To make the cleaning task lean and mean, Lisa offers the following tips for cleaning in a simple, safe and environmentally friendly way (see list below for EPA-suggested safer choices) without the side effects of the chemicals used in some commercial cleaners and detergents:

1. Clean the microwave with lemon

Slice a lemon. Squeeze the juice and drop the lemon halves into a bowl of water. Microwave for about three minutes until the water reaches a boil. Let stand for five minutes. Remove the bowl and wipe the inside of the microwave clean starting with the inside top and sides. Take the turntable out and wash with soap and water separately.

2. Add vinegar to the refrigerator water dispenser

First turn off the water supply to the refrigerator and then loosen the screw connecting the water supply line to the refrigerator. Once disconnected, use a small funnel to pour three to four cups of distilled white vinegar into the tube. Wait five to ten minutes and then reconnect the water line. Turn the dispenser on to allow the vinegar solution to flow through the dispenser’s system and spill out through the waterspout. To clean the waterspout, use a bottle or baby bottle nipple brush dipped in distilled white vinegar. Brush the inner side of the spout, then open the waterspout and allow it to run to clear of any dirt and excess vinegar solution. Close the lever when there are no traces of vinegar.

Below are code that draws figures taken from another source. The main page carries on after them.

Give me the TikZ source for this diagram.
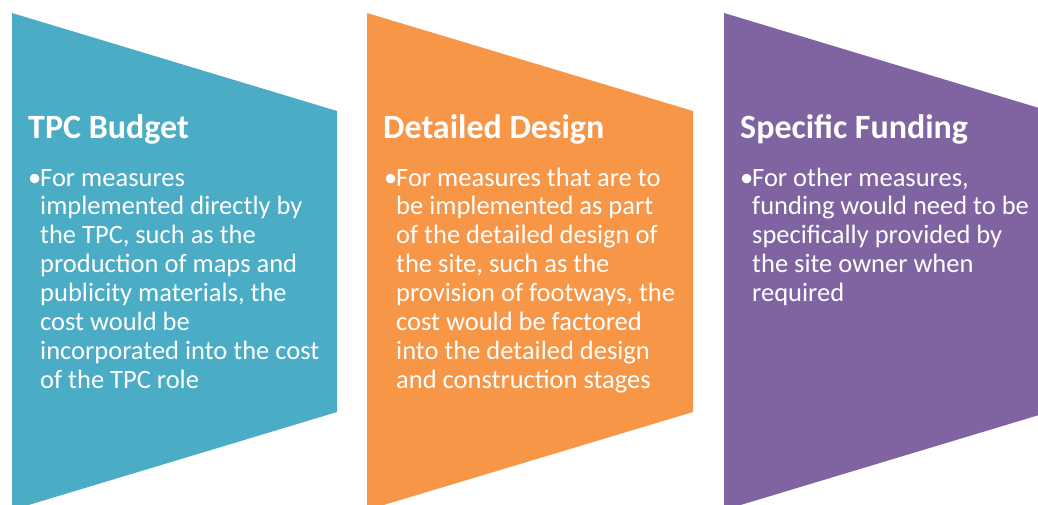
\documentclass[tikz,border=0pt]{standalone}
\usepackage{fontspec}
\setmainfont{Carlito}
\definecolor{cteal}{HTML}{4BACC6}
\definecolor{corange}{HTML}{F79646}
\definecolor{cpurple}{HTML}{8064A2}
\begin{document}
\begin{tikzpicture}[x=1pt,y=-1pt,
  title/.style={anchor=base west,inner sep=0pt,text=white,font=\fontsize{34}{40}\selectfont\bfseries},
  body/.style={anchor=base west,inner sep=0pt,text=white,font=\fontsize{26.5}{31}\selectfont}]
\useasboundingbox (0,0) rectangle (1038,504);
\clip (0,0) rectangle (1038,504);
% chevrons
\fill[cteal] (12,13) -- (337,111) -- (337,412) -- (12,510) -- cycle;
\fill[corange] (367,13) -- (693,111) -- (693,412) -- (367,510) -- cycle;
\fill[cpurple] (724,13) -- (1049,111) -- (1049,412) -- (724,510) -- cycle;
% titles
\node[title] (t1) at (28,138) {TPC Budget};
\node[title] (t2) at (383,138) {Detailed Design};
\node[title] (t3) at (740,138) {Specific Funding};
% bullets
\node[body] (b1) at (28,186) {•};
\node[body] (b2) at (384,186) {•};
\node[body] (b3) at (740,186) {•};
% body lines
\foreach \s [count=\i from 0] in {For measures,implemented directly by,{the TPC, such as the},production of maps and,{publicity materials, the},cost would be,incorporated into the cost,of the TPC role}
  \node[body] (a\i) at (40,186+28.9*\i) {\s};
\foreach \s [count=\i from 0] in {For measures that are to,be implemented as part,of the detailed design of,{the site, such as the},{provision of footways, the},cost would be factored,into the detailed design,and construction stages}
  \node[body] (c\i) at (396,186+28.9*\i) {\s};
\foreach \s [count=\i from 0] in {{For other measures,},funding would need to be,specifically provided by,the site owner when,required}
  \node[body] (d\i) at (752,186+28.9*\i) {\s};
\end{tikzpicture}
\end{document}
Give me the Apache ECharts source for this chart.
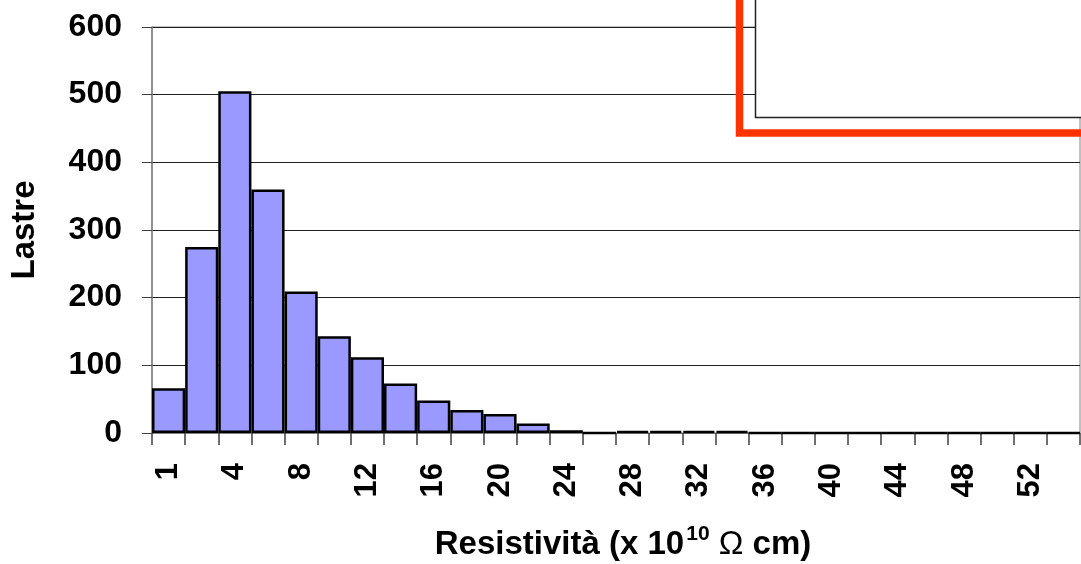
<!DOCTYPE html>
<html>
<head>
<meta charset="utf-8">
<script src="https://cdn.jsdelivr.net/npm/echarts@6/dist/echarts.min.js"></script>
<style>
html,body{margin:0;padding:0;background:#fff;overflow:hidden;}
#chart{width:1081px;height:564px;}
</style>
</head>
<body>
<div id="chart"></div>
<script>
var categories = ['1','2','4','6','8','10','12','14','16','18','20','22','24','26','28','30','32','34','36','38','40','42','44','46','48','50','52','54'];
var counts = [66, 275, 505, 360, 209, 143, 112, 73, 48, 34, 28, 14, 4, 0, 3, 3, 3, 3, 0, 0, 0, 0, 0, 0, 0, 0, 0, 0];
var yTicks = {min: 0, max: 600, interval: 100};
var yName = 'Lastre';

var FONT = '"Liberation Sans", Arial, sans-serif';
var chart = echarts.init(document.getElementById('chart'));
chart.setOption({
  animation: false,
  backgroundColor: '#ffffff',
  grid: {left: 152, right: 1, top: 27, bottom: 131, containLabel: false, outerBoundsMode: 'none', show: true, borderColor: '#808080', borderWidth: 1},
  xAxis: {
    type: 'category',
    data: categories,
    boundaryGap: true,
    axisLine: {show: true, lineStyle: {color: '#808080', width: 1}},
    axisTick: {show: true, interval: 0, length: 12, lineStyle: {color: '#404040', width: 1.5}},
    axisLabel: {interval: 1, rotate: 90, margin: 30, color: '#000', fontFamily: FONT, fontWeight: 'bold', fontSize: 31},
    name: '{a|Resistività (x 10}{s|10}{a| }{o|Ω}{a| cm)}',
    nameLocation: 'middle',
    nameGap: 91,
    nameTextStyle: {
      padding: [0, 0, 0, 14],
      rich: {
        a: {fontFamily: FONT, fontWeight: 'bold', fontSize: 33, color: '#000'},
        s: {fontFamily: FONT, fontWeight: 'bold', fontSize: 21, color: '#000', padding: [0, 0, 20, 2]},
        o: {fontFamily: FONT, fontWeight: 'normal', fontSize: 33, color: '#000'}
      }
    }
  },
  yAxis: {
    type: 'value',
    min: yTicks.min, max: yTicks.max, interval: yTicks.interval,
    axisLine: {show: true, lineStyle: {color: '#808080', width: 1.5}},
    axisTick: {show: true, length: 10, lineStyle: {color: '#404040', width: 1}},
    axisLabel: {margin: 30, color: '#000', fontFamily: FONT, fontWeight: 'bold', fontSize: 32},
    splitLine: {show: true, lineStyle: {color: '#222', width: 1}},
    name: yName,
    nameLocation: 'middle',
    nameGap: 111,
    nameRotate: 90,
    nameTextStyle: {fontFamily: FONT, fontWeight: 'bold', fontSize: 33, color: '#000'}
  },
  series: [{
    type: 'bar',
    data: counts,
    barCategoryGap: 0,
    itemStyle: {color: '#9999FF', borderColor: '#000', borderWidth: 2.5}
  }],
  graphic: [
    {type: 'rect', z: 100, shape: {x: 739.5, y: -20, width: 420, height: 153}, style: {fill: 'none', stroke: '#FF3300', lineWidth: 7.5}},
    {type: 'rect', z: 101, shape: {x: 755.5, y: -20, width: 420, height: 137.5}, style: {fill: '#fff', stroke: '#222', lineWidth: 1.5}}
  ]
});
</script>
</body>
</html>
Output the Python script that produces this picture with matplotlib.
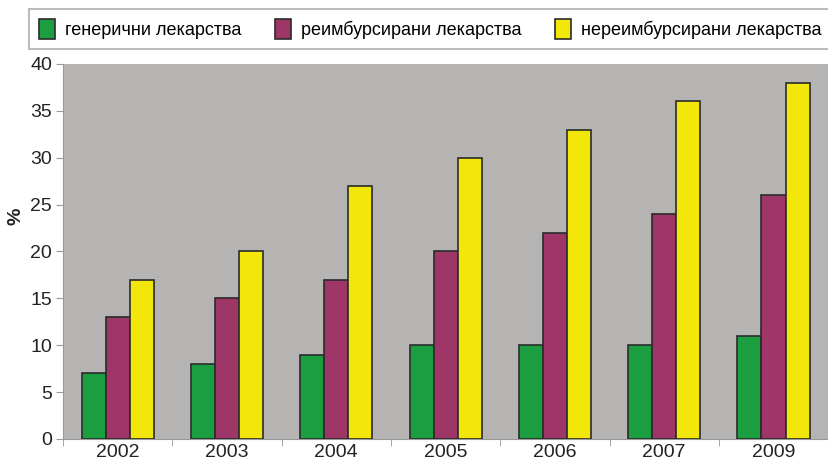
import matplotlib
matplotlib.use('Agg')
from matplotlib import pyplot as plt
import numpy as np

plt.rcParams['font.family'] = ['Liberation Sans', 'DejaVu Sans']

years = ['2002', '2003', '2004', '2005', '2006', '2007', '2009']
generic = [7, 8, 9, 10, 10, 10, 11]
reimbursed = [13, 15, 17, 20, 22, 24, 26]
non_reimbursed = [17, 20, 27, 30, 33, 36, 38]
series_names = ['генерични лекарства', 'реимбурсирани лекарства', 'нереимбурсирани лекарства']
colors = ['#1a9e40', '#9e3667', '#f3e60a']

fig = plt.figure(figsize=(8.29, 4.63), dpi=100)
ax = fig.add_axes([0.076, 0.052, 0.923, 0.810])
ax.set_facecolor('#b5b4b3')

x = np.arange(len(years))
w = 0.22
for i, (vals, c, name) in enumerate(zip([generic, reimbursed, non_reimbursed], colors, series_names)):
    ax.bar(x + (i - 1) * w, vals, w, color=c, edgecolor='#2b2b2b', linewidth=1.2, label=name, zorder=3)

ax.set_xlim(-0.5, len(years) - 0.5)
ax.set_ylim(0, 40)
ax.set_yticks(range(0, 41, 5))
ax.set_xticks(x)
ax.set_xticklabels(years)
ax.set_xticks(np.arange(-0.5, len(years), 1), minor=True)
ax.tick_params(axis='x', which='major', length=0, labelsize=14, pad=4, colors='#222222')
ax.tick_params(axis='x', which='minor', length=5, color='#999999')
ax.tick_params(axis='y', length=5, labelsize=14, colors='#222222', pad=3)
ax.tick_params(axis='y', color='#999999')
for s in ['top', 'right']:
    ax.spines[s].set_visible(False)
ax.spines['left'].set_color('#999999')
ax.spines['bottom'].set_color('#999999')
fig.text(0.019, 0.533, '%', rotation=90, fontsize=14, fontweight='bold',
         ha='center', va='center', color='#222222')

leg = fig.legend(loc='center', bbox_to_anchor=(0.033, 0.892, 0.972, 0.091), ncol=3,
                 frameon=True, fancybox=False, fontsize=13, handlelength=0.85,
                 handleheight=1.3, handletextpad=0.55, columnspacing=1.9,
                 borderaxespad=0, borderpad=0.55)
leg.get_frame().set_edgecolor('#aaaaaa')
leg.get_frame().set_linewidth(1.5)

fig.savefig('out.png', dpi=100)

3. Sanitize sponges in the microwave

Zap your wet sponges in the microwave for two minutes to kill all the microbes that accumulate on them. Replace sponges frequently.

4. Odor bust stinky drains with baking soda and vinegar

Mix 1 cup vinegar, ½ cup baking soda and 1 cup hot water, and pour down the drain to loosen up the sludge and get rid of yucky odors. Rinse with hot water.

5. Say goodbye to streaky shower doors

Rub vinegar into the stains of hard water to make your shower door sparkle again.

If you are looking for environmentally friendly ways to clean other germy spots in your home, there are cleaning products that are safer for you, your family and the environment. Lisa recommends looking for products with the U.S. Environmental Protection Agency’s Safer Choice label. It can help you identify products with safer chemical ingredients, without sacrificing quality or performance, she says.